具体的材料,我不是已经上交给海军本部了吗?

上面的材料全都是真的,你完全可以照着材料逐一去核查……”

“你清理腐败毒瘤这一点,我并不反对,可有你这样做事情的吗……?

直接由上而下,把整个基地的军官都扔进了监狱里,这样影响有多恶劣,你知道吗?”

“我能怎么办?

我也很绝望啊!

整个海军基地都烂到根子里了,其实我很想连那些底层的士兵,也通通扔进监狱的……”

战国:“……”

“抱歉!战国元帅,我还有公务要忙,先挂了。”

啪嗒!

说完,萨菲罗斯就直接挂断了通话,完全不给战国发飙的机会。

“……”

见此一幕,战国不禁老脸黑如锅底,他脑海之中思绪万千,有些想不明白萨菲罗斯为何要这样做。

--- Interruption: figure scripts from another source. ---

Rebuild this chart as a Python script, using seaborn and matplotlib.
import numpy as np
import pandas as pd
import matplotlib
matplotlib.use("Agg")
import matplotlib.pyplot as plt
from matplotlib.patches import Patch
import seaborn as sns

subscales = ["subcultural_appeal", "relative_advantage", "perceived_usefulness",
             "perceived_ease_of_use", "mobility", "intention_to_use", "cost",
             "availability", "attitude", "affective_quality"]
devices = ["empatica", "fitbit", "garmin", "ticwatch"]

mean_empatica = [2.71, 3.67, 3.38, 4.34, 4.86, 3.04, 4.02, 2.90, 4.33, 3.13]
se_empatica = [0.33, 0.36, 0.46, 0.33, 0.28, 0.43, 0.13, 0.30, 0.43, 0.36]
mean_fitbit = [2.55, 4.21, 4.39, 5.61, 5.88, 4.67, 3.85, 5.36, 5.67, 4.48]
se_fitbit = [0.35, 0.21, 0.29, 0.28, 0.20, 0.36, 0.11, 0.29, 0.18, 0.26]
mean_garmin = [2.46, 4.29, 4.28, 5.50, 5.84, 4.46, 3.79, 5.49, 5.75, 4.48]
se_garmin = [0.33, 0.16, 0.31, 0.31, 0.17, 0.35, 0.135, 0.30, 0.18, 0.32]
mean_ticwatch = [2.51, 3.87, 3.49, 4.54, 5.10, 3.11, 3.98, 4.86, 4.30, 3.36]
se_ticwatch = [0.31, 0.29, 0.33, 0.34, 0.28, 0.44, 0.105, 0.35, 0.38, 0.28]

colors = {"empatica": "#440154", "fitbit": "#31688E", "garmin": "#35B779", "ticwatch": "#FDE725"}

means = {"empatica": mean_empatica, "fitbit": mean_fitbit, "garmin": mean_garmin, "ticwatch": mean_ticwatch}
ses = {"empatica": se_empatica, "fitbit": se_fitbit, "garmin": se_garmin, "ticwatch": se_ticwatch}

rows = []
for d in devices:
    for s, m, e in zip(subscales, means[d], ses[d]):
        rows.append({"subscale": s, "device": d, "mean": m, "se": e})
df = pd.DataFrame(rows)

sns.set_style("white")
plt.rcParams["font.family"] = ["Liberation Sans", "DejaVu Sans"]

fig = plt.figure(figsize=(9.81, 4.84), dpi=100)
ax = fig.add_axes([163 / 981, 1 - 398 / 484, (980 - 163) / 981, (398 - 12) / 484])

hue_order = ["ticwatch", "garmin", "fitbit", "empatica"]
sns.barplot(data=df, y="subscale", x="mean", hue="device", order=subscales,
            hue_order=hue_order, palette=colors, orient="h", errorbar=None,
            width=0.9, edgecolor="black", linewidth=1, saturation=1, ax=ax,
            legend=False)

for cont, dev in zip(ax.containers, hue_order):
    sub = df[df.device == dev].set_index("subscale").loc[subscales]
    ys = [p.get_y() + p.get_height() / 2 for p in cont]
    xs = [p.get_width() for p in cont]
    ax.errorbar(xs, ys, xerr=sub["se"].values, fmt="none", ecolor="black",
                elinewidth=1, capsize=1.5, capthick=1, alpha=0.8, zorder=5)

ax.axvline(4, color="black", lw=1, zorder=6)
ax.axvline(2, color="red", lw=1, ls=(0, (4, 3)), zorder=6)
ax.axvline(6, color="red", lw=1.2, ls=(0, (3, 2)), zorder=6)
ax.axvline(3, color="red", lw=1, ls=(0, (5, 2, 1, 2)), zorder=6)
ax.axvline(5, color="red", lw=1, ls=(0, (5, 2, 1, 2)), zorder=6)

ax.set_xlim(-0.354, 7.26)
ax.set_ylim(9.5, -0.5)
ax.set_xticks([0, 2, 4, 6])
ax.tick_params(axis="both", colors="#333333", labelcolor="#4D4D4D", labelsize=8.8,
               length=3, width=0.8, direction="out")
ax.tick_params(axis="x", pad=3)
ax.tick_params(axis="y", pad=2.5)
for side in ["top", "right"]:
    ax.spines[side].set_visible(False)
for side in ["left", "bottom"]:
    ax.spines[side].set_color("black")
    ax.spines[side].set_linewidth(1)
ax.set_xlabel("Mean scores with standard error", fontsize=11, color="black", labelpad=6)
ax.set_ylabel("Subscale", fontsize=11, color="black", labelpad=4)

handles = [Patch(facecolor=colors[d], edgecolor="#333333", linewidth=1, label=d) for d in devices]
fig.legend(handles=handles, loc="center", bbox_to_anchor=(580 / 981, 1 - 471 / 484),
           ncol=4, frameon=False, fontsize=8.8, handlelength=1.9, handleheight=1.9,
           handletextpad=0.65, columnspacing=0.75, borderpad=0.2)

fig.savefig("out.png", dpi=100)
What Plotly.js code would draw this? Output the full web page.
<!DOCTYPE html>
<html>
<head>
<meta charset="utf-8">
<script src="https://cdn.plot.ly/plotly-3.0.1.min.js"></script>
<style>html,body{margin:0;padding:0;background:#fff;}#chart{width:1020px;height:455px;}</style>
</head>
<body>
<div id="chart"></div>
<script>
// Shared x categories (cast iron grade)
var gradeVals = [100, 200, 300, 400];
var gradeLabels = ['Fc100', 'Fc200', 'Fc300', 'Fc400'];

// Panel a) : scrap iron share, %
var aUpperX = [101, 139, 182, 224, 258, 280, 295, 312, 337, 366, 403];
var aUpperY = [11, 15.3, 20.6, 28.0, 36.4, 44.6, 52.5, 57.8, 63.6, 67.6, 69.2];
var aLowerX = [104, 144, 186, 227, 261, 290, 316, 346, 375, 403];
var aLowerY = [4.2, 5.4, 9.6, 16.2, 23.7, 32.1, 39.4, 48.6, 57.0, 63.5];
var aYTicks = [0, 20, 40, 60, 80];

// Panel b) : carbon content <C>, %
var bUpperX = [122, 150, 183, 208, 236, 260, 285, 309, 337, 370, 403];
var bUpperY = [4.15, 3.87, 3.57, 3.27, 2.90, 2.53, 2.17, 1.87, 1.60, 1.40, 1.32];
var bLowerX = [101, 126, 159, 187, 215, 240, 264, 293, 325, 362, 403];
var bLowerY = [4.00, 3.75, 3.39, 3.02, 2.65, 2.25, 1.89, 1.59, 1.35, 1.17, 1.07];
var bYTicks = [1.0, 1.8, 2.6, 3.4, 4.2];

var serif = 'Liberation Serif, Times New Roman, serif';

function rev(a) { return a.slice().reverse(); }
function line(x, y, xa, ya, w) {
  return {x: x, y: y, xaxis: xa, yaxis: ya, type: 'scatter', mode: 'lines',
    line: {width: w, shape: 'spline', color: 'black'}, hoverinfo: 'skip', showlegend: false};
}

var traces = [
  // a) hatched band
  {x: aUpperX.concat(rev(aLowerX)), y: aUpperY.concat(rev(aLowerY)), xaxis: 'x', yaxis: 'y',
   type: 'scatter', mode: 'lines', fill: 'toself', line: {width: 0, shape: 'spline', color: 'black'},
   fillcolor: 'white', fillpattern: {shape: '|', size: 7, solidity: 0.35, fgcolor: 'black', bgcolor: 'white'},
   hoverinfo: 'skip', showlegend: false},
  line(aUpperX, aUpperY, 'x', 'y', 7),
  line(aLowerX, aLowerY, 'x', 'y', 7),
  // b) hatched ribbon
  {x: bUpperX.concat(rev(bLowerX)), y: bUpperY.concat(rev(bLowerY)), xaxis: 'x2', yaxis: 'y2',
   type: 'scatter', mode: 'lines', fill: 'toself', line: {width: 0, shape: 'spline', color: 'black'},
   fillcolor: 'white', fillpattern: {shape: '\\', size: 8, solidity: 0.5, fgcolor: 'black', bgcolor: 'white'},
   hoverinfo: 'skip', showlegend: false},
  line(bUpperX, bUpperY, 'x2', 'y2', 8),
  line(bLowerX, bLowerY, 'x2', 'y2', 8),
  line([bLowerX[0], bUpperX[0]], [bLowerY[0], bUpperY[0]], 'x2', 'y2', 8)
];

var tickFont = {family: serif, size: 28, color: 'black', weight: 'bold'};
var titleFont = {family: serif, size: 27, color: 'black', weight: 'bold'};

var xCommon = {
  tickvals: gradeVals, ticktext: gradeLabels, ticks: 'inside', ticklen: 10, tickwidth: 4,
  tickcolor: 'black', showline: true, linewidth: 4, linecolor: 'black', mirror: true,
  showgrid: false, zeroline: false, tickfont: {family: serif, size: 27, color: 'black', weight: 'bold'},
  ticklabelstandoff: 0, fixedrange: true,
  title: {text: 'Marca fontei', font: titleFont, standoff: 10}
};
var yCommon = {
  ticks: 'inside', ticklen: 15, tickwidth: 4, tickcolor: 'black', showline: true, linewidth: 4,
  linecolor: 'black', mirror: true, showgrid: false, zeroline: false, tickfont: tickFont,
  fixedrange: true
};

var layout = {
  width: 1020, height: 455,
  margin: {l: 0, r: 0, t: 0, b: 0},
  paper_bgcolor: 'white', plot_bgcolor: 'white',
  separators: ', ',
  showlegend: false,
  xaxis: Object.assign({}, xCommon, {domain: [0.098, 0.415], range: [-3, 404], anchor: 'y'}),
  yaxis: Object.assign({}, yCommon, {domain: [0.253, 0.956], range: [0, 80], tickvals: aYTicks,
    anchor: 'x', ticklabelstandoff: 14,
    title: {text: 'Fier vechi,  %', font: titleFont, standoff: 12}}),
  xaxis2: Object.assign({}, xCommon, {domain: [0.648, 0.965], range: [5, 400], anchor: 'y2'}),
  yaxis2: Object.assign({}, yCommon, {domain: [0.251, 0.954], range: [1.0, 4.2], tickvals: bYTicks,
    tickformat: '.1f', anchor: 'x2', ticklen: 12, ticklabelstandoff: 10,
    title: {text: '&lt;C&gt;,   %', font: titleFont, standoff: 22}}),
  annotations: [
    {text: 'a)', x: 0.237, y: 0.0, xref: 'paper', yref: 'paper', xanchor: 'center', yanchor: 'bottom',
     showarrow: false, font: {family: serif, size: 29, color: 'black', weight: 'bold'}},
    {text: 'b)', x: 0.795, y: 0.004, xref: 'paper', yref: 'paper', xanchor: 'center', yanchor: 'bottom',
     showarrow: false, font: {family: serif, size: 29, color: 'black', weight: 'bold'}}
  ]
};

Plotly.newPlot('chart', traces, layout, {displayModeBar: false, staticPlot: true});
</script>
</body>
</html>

毕竟,他可是很清楚,萨菲罗斯也是海军的腐败高层之一,就算不掺和老鼠少校的贪污腐败,也应该会熟视无睹才对,根本没有必要将整个基地的军官连根拔起。

咚咚咚!

“进来!”

办公室大门响起了“咔嚓”一声,身穿紫色西服,披着正义大氅,手里拿着一份文件的泽法,从门口走了进来。

“战国,你想什么呢?

看起来脸色那么纠结。”

闻言,战国不禁轻叹一口气,他对自己的老战友说道:

“是萨菲罗斯这家伙,他又闹出了新的幺蛾子……”

泽法默默听着战国述说萨菲罗斯在海军第16支部的所作所为。

过了好一会儿,他才笑着说道:

“战国,对于萨菲罗斯的立场,以及他跟其它海军腐败高层的关系,我了解的并不多。

但……

我觉得,既然萨菲罗斯做了正确的事情,且对海军有益,那就不必太过深究其中原因。”

“我一直搞不明白,萨菲罗斯这家伙究竟是不是正义……”战国有些无奈道。

闻言,泽法不禁轻笑着摇了摇头:

“谁知道呢?

那小子当年在文化课考试的时候,提交了一个‘灵活的正义’答案。

我现在也搞不太懂他的意思……

不过,怎么说呢……?

回想他这些年来的行事方式,我觉得他跟你‘君临天下的正义’也有挺多相似的地方。

很多时候,你们都是在考虑怎么去完成某件事情,但却不会拘泥于过程和方法。

从这一点上来说,确实是挺‘灵活’的……”

说完,泽法就将手中的文件放在了桌面上,转身离开了元帅办公室,只留下战国一个人,坐在办公椅上,不知道在思考些什么。